I considered it to be a good chance to switch to my side projects full-time and try to live the life of a young retiree indie developer.
Furthermore, I didn't want to see how all my friends, who worked offline would party at home, Netflix, and chill. While I would have to work at home all day long without even the ability to relax and switch contexts.
It could be even worse than falling ill during school vacations.
Much worse.
I imagined I was retired and tried to relax and work on the things I'd been postponing for years.
How Does It Feel to Retire Early?
At first, I had a feeling that I just made a step aside, and the time suddenly got frozen. A feeling of immeasurable lightness, as if you've just graduated from university the entire life is ahead, and you can do anything.
Do what you want. Work is not essential. That kind of thoughts were filling me up.
As if I dived into a Twitter bubble of motivational bullshit.
I started working on my side project, and I was feeling super excited about it.
Unfortunately, It didn't last long.
A few weeks later everything turned back: time sped up. I started to not have enough of it for anything. Just like it had always been.
Then I slowly started to get fed up with my side project as it happens with boring work.
The magic has gone.
My Net Balance During Early Retirement
My personal finance felt surprisingly well all the way up.
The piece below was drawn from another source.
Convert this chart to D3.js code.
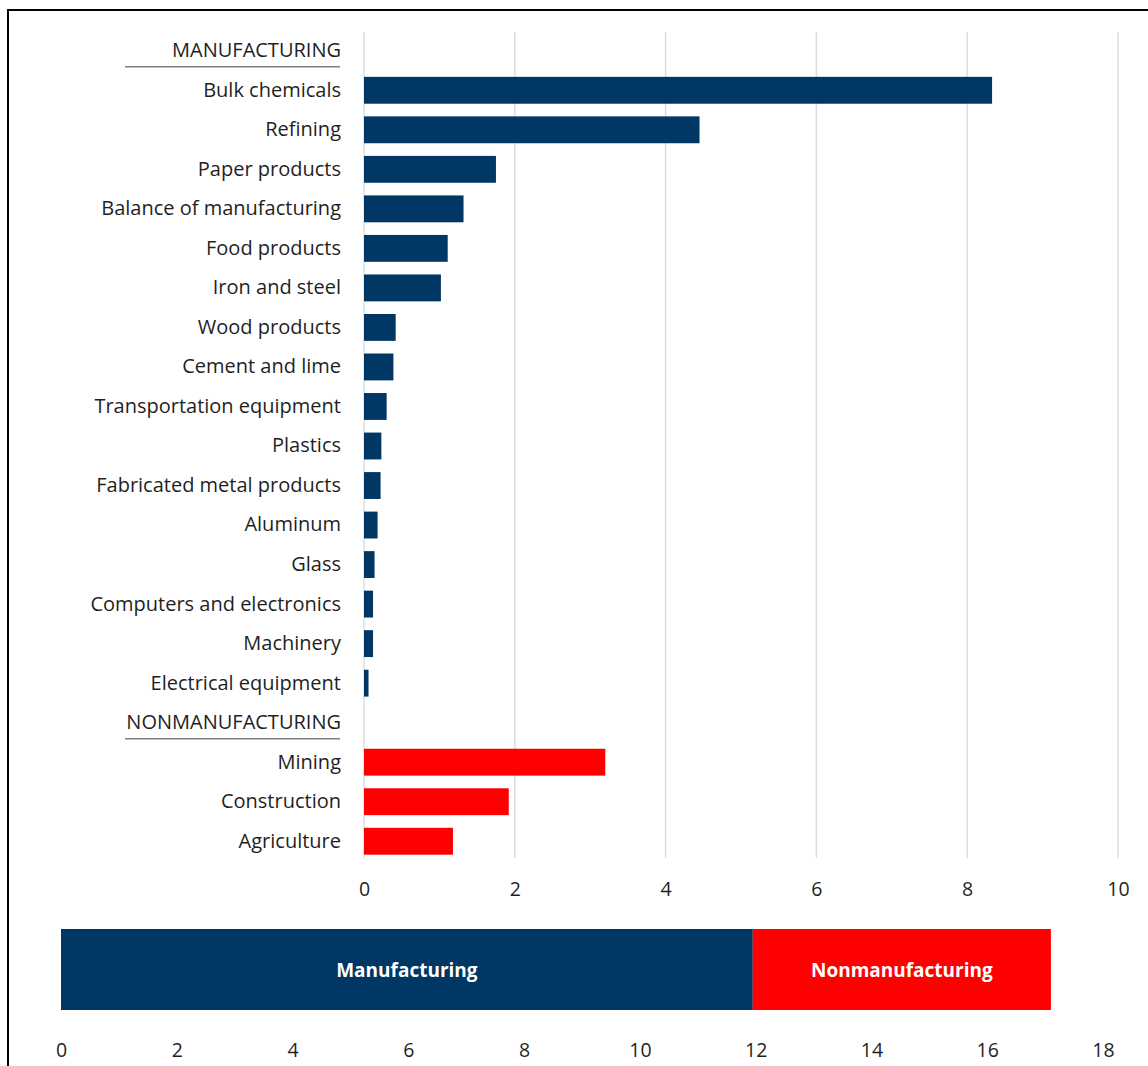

I'd been investing in different asset classes for the last several years before my early retirement beta test. Luckily my portfolio performed pretty well during that time.
At the peak of the pandemic panic my portfolio had still enough free-float cash so I just tapped the "BUY" button at the bottom.
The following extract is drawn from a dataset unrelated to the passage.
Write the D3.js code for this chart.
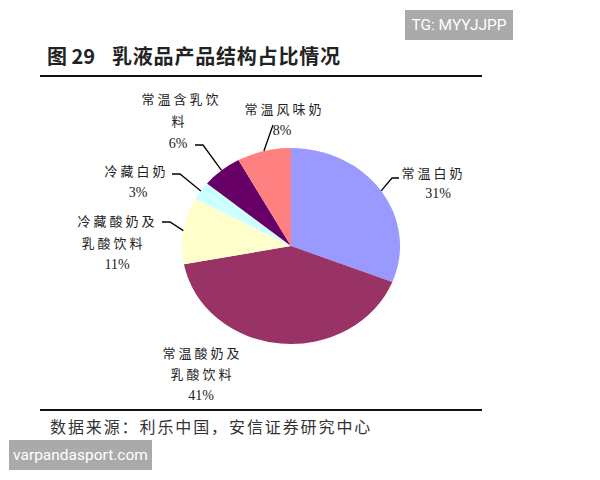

Thanks to that move my portfolio recovered very fast and went beyond its previous high watermark.
Here is the compound chart of my net worth balance:
I Didn't Like Being Retired
Although the numbers were good, the whole process of early retirement was rather uncomfortable in many ways. Purchasing non-essential things, or even resting and chilling felt literally disgusting.
The problem is that I cannot afford an infinite early retirement. A sudden lucky growth of assets that covered my expenses is not a thing to rely on in the long term.
That's why it all felt like a waste of time and money. It was a slow process of destroying my own safety through financial security that had been built for years. All instead of doing interesting things, like earning more money.
It has a lot to do with neurobiology.
During the normal work-life process, I'm happy to work hard, earn money, and then reward myself with some pleasant thing, like some brand new gadget or travel somewhere. In order to receive a full dose of dopamine.
During early retirement, the normal effort-reward process is getting broken.
I couldn't get rid of a feeling that is not moving forward anymore. It all felt just wrong and was making me unhappy.